2. Significant Figures: Scientific and engineering contexts require attention to significant figures. The result should generally not have more significant figures than the least precise input value or conversion factor used. The calculator provides a raw numerical result; you may need to round it appropriately.
3. Unit Definitions: Ensure you understand the exact definition of the units being converted. For example, ‘gallon’ can refer to a US liquid gallon, a US dry gallon, or an imperial gallon, all of which have different values. Specify units clearly.
4. Multi-Step Conversions: For conversions involving multiple unit changes (e.g., miles per hour to meters per second), you’ll need to chain multiple unit fractions. Each step must have the correct conversion factor set up for unit cancellation. This calculator handles a single-step conversion, but the principle extends.
5. Context of Use: The required precision often depends on the application. A recipe conversion might tolerate slight inaccuracies, while a NASA calculation requires extreme precision. Understand the tolerance for error in your specific field.
6. Dimensionality of Units: Some units are derived (e.g., velocity = distance/time). When converting these, ensure you have conversion factors for each component dimension (e.g., distance and time separately if converting mph to km/h). The calculator example shows converting feet to meters, keeping the ‘/s’ intact.

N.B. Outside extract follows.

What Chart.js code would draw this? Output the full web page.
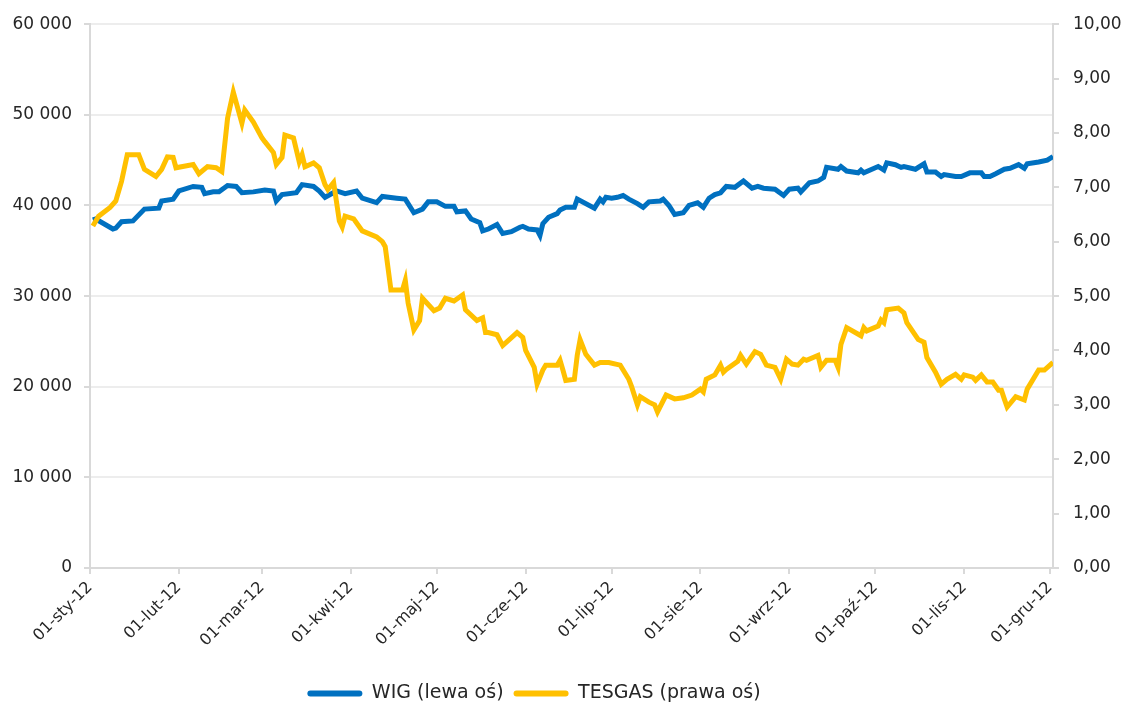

Frequently Asked Questions (FAQ)

Q1: What is dimensional analysis?

Dimensional analysis is the process of tracking units throughout a calculation. Converting using unit fractions is a key technique within dimensional analysis, ensuring that units cancel correctly to yield a result in the desired unit.

Q2: Can this calculator handle complex, multi-step conversions?

This specific calculator is designed for single-step conversions. For multi-step conversions (e.g., converting miles per hour to feet per second), you would apply the unit fraction method sequentially, using the result of one conversion as the input for the next.

Q3: What happens if I input the conversion factor the wrong way around?

If the units don’t cancel correctly, your final unit will be incorrect. For example, converting miles to kilometers, if you used (1 mile / 1.609 km), the ‘miles’ unit wouldn’t cancel, and you’d end up with miles * miles / km, which is not kilometers.

Q4: Do I need to worry about prefixes like kilo-, milli-, centi-?

Yes. These are part of the unit and need to be included or accounted for. For example, converting kilometers to meters involves the factor 1000 m / 1 km. You can also use conversion factors for the prefixes themselves (e.g., 1 km = 1000 m).

Q5: What if the units are related but not directly convertible (e.g., Celsius to Fahrenheit)?

Temperatures like Celsius and Fahrenheit are not directly proportional, meaning there isn’t a simple multiplicative factor. They require a formula that includes both multiplication and addition/subtraction (e.g., F = 9/5 C + 32). This calculator is primarily for proportional conversions.

Q6: How precise should my conversion factor be?

The precision of your result is limited by the precision of your conversion factor. For scientific work, use factors with many decimal places. For everyday tasks, a few decimal places are often sufficient. Always check the requirements of your specific application.

Q7: Can I use this for currency conversion?

Yes, provided you have the current exchange rate. For example, to convert USD to EUR, you’d use the rate (e.g., 0.92 EUR / 1 USD). Remember that exchange rates fluctuate.

Q8: What’s the difference between using a unit fraction and just looking up the answer?

Looking up an answer gives you the result but not the understanding of *how* it was obtained. Using unit fractions builds fundamental skills in dimensional analysis, reduces reliance on memorization, and helps catch errors by forcing you to track units logically.